▼

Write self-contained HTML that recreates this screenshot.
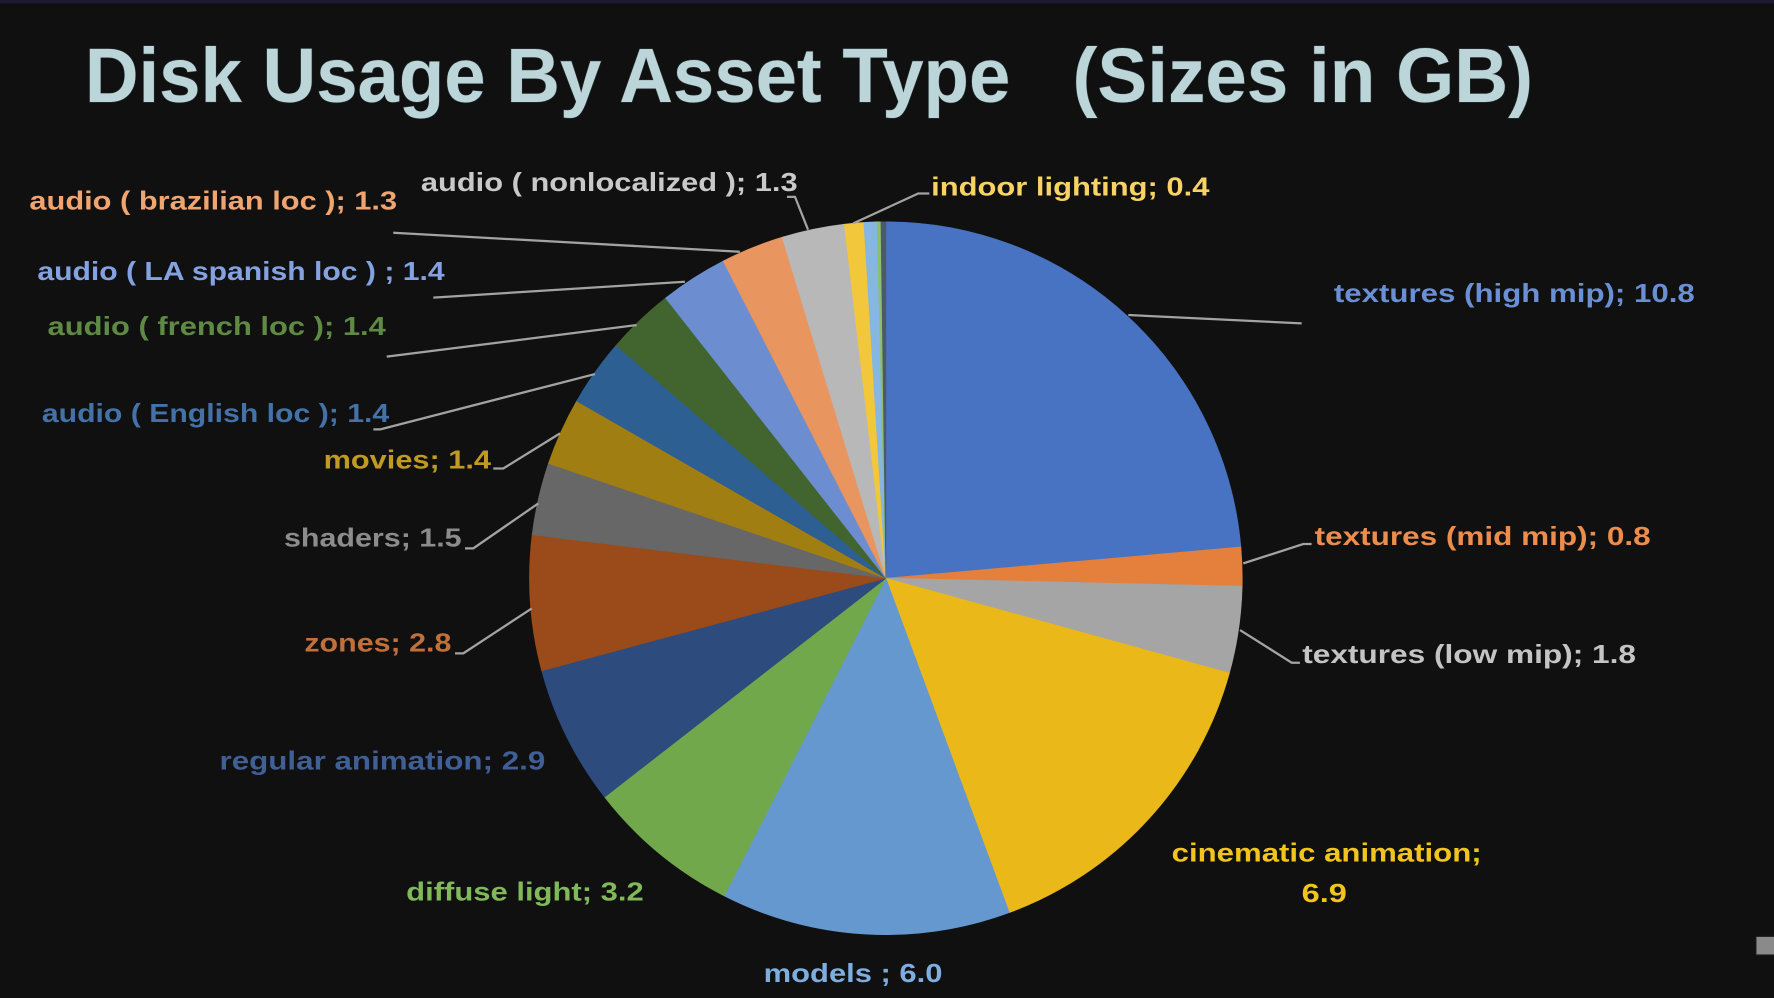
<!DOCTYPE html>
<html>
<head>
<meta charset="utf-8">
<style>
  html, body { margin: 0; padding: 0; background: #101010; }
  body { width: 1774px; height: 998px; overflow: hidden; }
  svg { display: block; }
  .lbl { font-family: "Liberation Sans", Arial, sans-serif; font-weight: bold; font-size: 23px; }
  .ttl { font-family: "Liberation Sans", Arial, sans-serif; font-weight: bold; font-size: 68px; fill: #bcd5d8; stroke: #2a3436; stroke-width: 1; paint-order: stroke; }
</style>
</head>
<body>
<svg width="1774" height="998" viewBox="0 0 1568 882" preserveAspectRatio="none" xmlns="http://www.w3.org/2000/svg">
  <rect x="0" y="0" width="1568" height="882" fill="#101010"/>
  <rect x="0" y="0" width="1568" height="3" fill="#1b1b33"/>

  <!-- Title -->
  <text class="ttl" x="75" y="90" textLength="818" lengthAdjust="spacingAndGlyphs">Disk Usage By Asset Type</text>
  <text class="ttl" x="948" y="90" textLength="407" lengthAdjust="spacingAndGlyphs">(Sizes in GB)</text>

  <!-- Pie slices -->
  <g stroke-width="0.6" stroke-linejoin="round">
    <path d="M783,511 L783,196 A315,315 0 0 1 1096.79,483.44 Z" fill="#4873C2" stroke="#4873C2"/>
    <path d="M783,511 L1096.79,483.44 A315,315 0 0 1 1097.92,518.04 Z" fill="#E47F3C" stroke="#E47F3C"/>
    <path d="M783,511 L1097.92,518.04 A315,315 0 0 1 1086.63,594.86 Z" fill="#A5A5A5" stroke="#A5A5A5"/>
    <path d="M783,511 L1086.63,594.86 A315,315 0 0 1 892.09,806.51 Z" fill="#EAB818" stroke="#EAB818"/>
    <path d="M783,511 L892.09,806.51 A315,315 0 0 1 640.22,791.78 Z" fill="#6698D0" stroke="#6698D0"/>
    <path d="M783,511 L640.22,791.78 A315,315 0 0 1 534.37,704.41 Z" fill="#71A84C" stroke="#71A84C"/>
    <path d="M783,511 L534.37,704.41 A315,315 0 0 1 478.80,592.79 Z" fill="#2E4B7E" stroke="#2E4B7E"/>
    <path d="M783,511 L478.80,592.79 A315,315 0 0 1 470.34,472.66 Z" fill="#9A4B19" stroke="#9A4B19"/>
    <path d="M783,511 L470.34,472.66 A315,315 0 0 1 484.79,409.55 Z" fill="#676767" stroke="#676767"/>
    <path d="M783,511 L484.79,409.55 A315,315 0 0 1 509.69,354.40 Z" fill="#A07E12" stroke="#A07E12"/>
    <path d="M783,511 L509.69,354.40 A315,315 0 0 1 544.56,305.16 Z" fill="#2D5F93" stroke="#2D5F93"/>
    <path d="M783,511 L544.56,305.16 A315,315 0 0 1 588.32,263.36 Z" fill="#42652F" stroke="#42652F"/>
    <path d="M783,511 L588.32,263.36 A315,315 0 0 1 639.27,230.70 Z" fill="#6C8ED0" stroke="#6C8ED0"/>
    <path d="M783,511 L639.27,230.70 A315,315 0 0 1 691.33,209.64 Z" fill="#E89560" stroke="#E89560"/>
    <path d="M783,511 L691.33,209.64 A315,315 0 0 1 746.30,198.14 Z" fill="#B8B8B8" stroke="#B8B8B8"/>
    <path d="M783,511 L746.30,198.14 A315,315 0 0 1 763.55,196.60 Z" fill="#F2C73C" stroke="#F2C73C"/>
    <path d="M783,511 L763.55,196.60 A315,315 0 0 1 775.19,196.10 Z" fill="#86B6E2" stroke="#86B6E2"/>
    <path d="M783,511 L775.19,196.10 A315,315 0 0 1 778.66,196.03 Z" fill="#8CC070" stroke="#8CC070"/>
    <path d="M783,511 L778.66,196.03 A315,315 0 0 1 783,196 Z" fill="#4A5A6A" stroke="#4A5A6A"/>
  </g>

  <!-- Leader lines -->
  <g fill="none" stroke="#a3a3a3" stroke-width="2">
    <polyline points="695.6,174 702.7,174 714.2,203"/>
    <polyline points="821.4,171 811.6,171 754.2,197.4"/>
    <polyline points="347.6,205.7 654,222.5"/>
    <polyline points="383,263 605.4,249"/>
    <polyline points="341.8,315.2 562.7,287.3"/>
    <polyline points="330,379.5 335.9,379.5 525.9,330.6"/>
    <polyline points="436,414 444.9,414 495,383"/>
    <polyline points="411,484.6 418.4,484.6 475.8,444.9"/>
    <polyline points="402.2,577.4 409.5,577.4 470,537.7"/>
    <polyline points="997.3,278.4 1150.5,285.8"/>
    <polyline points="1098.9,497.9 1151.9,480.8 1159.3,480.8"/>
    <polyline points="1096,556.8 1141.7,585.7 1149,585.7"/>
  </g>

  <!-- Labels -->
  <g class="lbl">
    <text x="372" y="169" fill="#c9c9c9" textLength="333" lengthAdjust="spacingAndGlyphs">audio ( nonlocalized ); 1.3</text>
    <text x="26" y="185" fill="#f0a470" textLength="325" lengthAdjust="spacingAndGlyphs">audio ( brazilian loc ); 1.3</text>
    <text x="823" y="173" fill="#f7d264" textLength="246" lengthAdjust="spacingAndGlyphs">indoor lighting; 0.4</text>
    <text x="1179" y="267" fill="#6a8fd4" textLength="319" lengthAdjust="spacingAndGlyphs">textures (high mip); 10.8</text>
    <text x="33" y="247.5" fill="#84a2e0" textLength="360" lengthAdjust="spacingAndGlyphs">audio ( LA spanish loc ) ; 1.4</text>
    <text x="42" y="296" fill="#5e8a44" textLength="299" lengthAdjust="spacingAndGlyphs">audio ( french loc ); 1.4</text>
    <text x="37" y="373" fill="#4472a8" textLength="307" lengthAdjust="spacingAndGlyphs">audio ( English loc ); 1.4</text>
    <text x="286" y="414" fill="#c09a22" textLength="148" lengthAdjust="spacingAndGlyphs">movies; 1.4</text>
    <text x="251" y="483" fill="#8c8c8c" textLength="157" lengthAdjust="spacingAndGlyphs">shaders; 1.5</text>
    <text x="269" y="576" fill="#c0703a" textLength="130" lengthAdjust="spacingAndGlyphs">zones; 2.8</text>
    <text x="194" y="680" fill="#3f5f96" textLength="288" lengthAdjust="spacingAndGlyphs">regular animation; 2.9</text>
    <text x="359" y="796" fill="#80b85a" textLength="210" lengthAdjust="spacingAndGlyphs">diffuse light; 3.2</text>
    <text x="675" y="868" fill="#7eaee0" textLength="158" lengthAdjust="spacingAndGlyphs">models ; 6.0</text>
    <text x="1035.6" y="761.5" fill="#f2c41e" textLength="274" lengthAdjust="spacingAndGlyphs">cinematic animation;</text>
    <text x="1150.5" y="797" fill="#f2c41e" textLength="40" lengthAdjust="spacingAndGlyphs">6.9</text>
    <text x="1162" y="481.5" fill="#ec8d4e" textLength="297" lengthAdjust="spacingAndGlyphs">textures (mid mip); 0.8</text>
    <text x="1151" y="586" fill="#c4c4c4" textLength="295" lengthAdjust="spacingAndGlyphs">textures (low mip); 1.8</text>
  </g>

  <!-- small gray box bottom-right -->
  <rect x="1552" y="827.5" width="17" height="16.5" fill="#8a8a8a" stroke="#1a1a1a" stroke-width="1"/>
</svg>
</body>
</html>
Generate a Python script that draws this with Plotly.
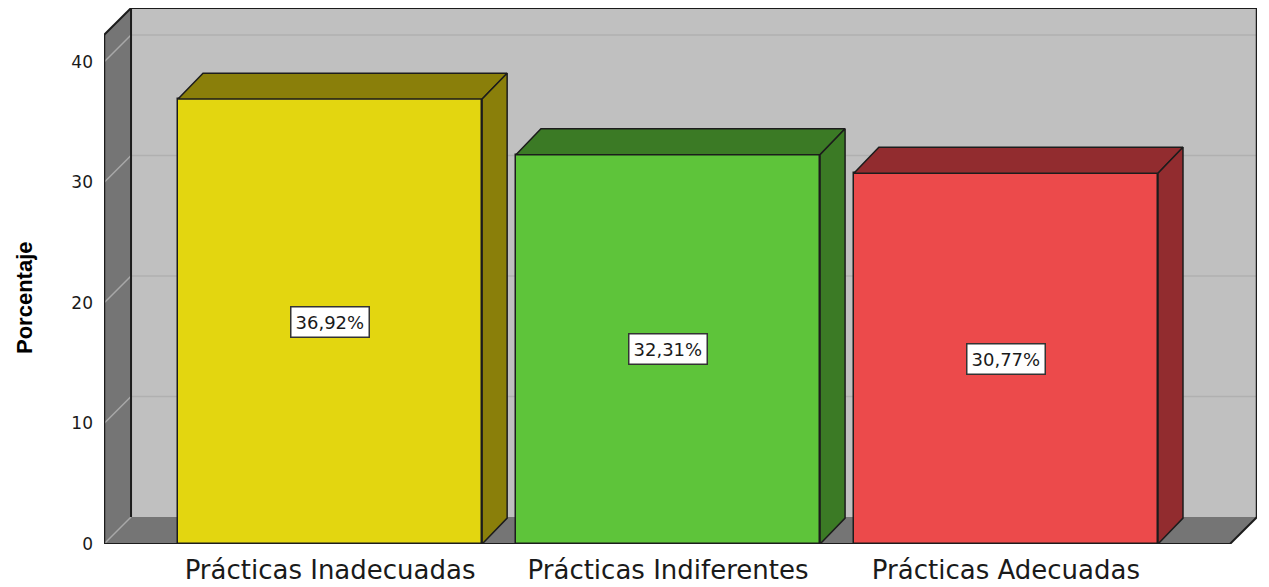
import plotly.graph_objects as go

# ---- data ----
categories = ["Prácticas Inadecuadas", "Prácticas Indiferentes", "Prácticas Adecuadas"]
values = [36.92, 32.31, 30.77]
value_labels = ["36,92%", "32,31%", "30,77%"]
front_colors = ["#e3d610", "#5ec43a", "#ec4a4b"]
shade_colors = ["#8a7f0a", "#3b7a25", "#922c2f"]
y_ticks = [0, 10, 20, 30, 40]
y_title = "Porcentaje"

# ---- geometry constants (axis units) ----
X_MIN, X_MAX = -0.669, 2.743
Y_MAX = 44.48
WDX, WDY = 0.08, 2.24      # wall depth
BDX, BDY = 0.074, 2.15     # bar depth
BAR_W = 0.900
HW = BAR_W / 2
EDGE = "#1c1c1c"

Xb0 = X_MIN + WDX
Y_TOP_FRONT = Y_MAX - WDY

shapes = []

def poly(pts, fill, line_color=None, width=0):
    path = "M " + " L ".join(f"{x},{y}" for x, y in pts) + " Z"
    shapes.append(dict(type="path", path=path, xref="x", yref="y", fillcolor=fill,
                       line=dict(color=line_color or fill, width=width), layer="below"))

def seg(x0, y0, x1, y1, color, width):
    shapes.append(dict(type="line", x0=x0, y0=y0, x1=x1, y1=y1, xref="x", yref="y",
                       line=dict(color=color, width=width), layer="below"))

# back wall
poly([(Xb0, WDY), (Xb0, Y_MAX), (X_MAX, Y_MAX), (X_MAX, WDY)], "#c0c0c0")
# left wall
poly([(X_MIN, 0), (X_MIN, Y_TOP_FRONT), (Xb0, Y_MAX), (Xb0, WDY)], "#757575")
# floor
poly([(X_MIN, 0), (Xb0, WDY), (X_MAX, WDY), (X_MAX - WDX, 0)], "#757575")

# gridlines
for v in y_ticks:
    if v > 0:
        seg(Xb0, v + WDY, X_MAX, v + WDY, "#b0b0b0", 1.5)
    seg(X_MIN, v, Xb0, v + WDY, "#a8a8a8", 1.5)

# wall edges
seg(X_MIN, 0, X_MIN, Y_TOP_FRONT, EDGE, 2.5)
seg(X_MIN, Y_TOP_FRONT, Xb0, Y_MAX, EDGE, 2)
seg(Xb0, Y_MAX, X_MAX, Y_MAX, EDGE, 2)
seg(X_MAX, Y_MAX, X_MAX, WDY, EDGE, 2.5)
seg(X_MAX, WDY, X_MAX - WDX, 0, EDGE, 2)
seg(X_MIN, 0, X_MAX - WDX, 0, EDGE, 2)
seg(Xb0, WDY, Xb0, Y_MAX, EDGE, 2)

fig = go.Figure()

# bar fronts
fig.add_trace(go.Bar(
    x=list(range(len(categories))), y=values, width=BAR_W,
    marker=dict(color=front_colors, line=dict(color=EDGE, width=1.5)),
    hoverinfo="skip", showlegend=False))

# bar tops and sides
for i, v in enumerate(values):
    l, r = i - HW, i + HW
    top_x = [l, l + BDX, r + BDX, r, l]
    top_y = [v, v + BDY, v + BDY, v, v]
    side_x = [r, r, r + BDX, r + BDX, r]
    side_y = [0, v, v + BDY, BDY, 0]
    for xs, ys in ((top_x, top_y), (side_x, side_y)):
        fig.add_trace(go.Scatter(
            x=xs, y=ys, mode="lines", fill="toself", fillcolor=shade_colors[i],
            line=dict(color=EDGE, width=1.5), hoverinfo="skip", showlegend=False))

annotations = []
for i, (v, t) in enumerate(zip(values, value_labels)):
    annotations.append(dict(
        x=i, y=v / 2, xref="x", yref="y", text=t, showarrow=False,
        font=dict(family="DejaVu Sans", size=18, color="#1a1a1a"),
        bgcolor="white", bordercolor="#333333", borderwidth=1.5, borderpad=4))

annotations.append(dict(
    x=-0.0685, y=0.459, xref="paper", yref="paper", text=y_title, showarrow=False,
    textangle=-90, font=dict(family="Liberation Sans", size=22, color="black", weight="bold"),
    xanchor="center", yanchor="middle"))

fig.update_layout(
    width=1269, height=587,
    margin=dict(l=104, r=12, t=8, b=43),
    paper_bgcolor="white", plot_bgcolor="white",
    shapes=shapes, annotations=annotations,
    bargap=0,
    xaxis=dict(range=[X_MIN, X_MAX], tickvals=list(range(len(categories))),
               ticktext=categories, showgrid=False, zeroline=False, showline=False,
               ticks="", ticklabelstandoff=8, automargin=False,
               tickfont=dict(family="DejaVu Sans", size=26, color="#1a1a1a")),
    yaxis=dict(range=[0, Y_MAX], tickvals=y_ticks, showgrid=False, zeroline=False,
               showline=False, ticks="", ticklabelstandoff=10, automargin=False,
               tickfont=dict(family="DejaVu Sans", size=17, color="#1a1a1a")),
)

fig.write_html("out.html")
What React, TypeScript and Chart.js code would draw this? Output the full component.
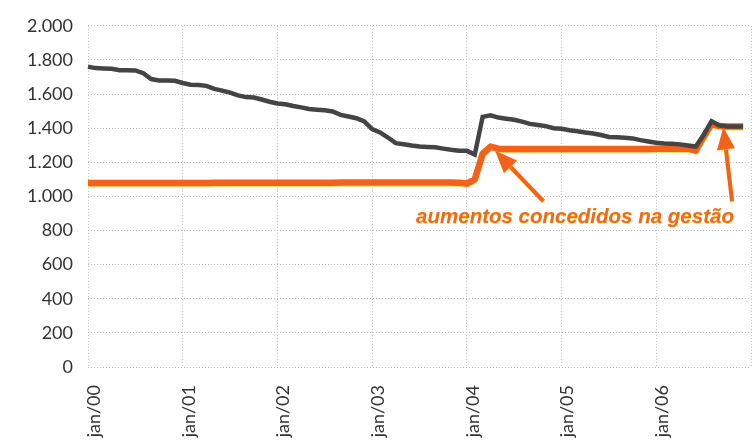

▲

* **What to do**: Above are records; repeat only the lines from the line with "Generate a Python" through the line with "import plotly.graph_objects as go", and leave pictures out.

* **Full solution**:
Generate a Python script that draws this with Plotly.
import plotly.graph_objects as go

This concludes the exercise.